Any woman can develop gestational diabetes, but some women may be at greater risk, such as those who:
- Have parents or siblings who have diabetes
- Are overweight or obese before pregnancy
- Are 40 years and older
- Had a child previously who weighed more than 4kg at birth
- Had a history of gestational diabetes in a previous pregnancy
I feel so guilty that I have gestational diabetes and how I’m hurting my baby. Why me?
You’re not alone. Gestational diabetes is a common condition and can affect up to one in four to five women in Singapore. Hormonal changes during the second and third trimesters can contribute to high blood glucose levels by impairing the action of insulin on cells.
Be assured that many women with gestational diabetes go on to deliver healthy babies.

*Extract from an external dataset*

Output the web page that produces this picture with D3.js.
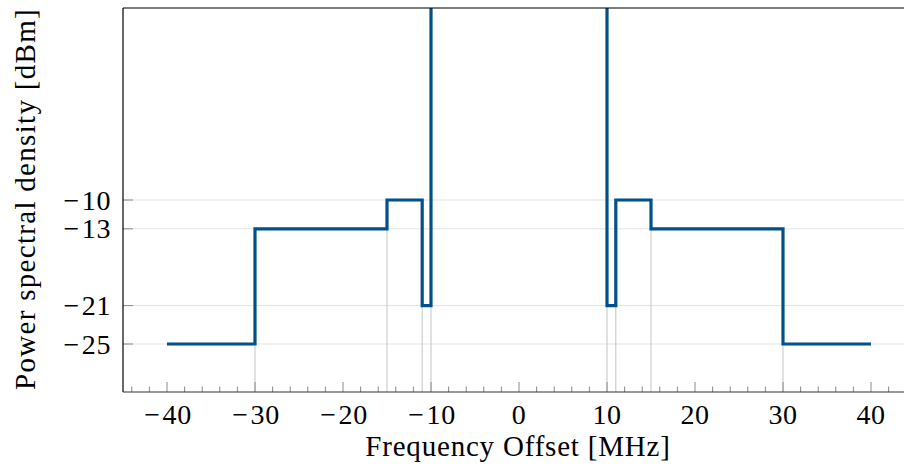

Managing the condition well and keeping the glucose levels within the desired target range will reduce the risk of any complications related to gestational diabetes, and contribute to a healthy pregnancy and a healthy baby.
The condition can be controlled through suitable lifestyle changes, such as having a healthy diet and incorporating physical activities, and if necessary, by adding medications.
Does this mean I can no longer eat ice cream?
You don’t have to completely deny yourself of sweet treats like ice cream. The key is to enjoy them in moderation, and to exercise portion control. For example, you can have a small scoop of ice cream once in a while.
But, it is always recommended that you do not have desserts like ice cream on an empty stomach, as the sugar gets absorbed faster into your bloodstream causing a spike in your glucose levels. Having frozen low-fat yoghurt is another good alternative to ice cream.
How about bubble tea?
Everyone – not just pregnant mums, or those with gestational diabetes – should limit their intake of drinks with added sugar, such as bubble tea or sodas. Such drinks are considered “empty calories” as they add significantly to your caloric intake, but do not contain any nutrients. All these excess calories you consume can lead to weight gain and adversely impact on your blood glucose levels.
The recommended amount of added sugar per day is no more than eight to 11 teaspoons. This includes sugar which may be found in different foods and drinks, such as cakes, pastries, spreads, coffee and cereals.
Regular bubble tea is quite high in added sugar, and you can easily hit or exceed your daily recommendation with just one drink! A medium-sized 500ml bubble milk tea with pearls and full amount of sugar has approximately eight teaspoons of sugar and 335 calories. The larger 700ml size has about 11 teaspoons of sugar and 470 calories.
Bubble teas and other sweetened drinks should thus be consumed in moderation. Here are some strategies you can try to cut down on your calorie consumption if you like to take bubble tea:
- Choose the smallest cup available and ask for less sugar (30 per cent or below)
- Go for no topping
- Limit to one drink per week
- Have only half the drink and share it with someone so you don’t feel compelled to finish all of it
What other diet changes should I make?
Choose high-fibre carbohydrate foods more often as these tend to be digested more slowly, causing a slower and lower rise in blood glucose levels. Some examples are wholegrain bread, brown rice, wholemeal pasta, oats and wholegrain cereals.
Control your intake of carbohydrate foods and spread them evenly throughout the day. Larger portions of carbohydrates will cause larger increases in blood glucose levels.
Instead of snacking on high-sugar or carbohydrate foods, have healthier protein- or calcium-based nutritive snacks in between meals. For example, you can take low-fat cheese slices, eight to 10 pieces of unsalted nuts, low-fat yoghurt, beancurd (without syrup), soybean milk (unsweetened, or with less sugar) and hard-boiled egg.
How about physical activities?
Try walking for 30 minutes after a meal, or doing low-impact exercises suitable for pregnancy, such as swimming. Regular exercise and physical activities can improve blood glucose levels by promoting muscle uptake of glucose and helping to maintain a healthy weight.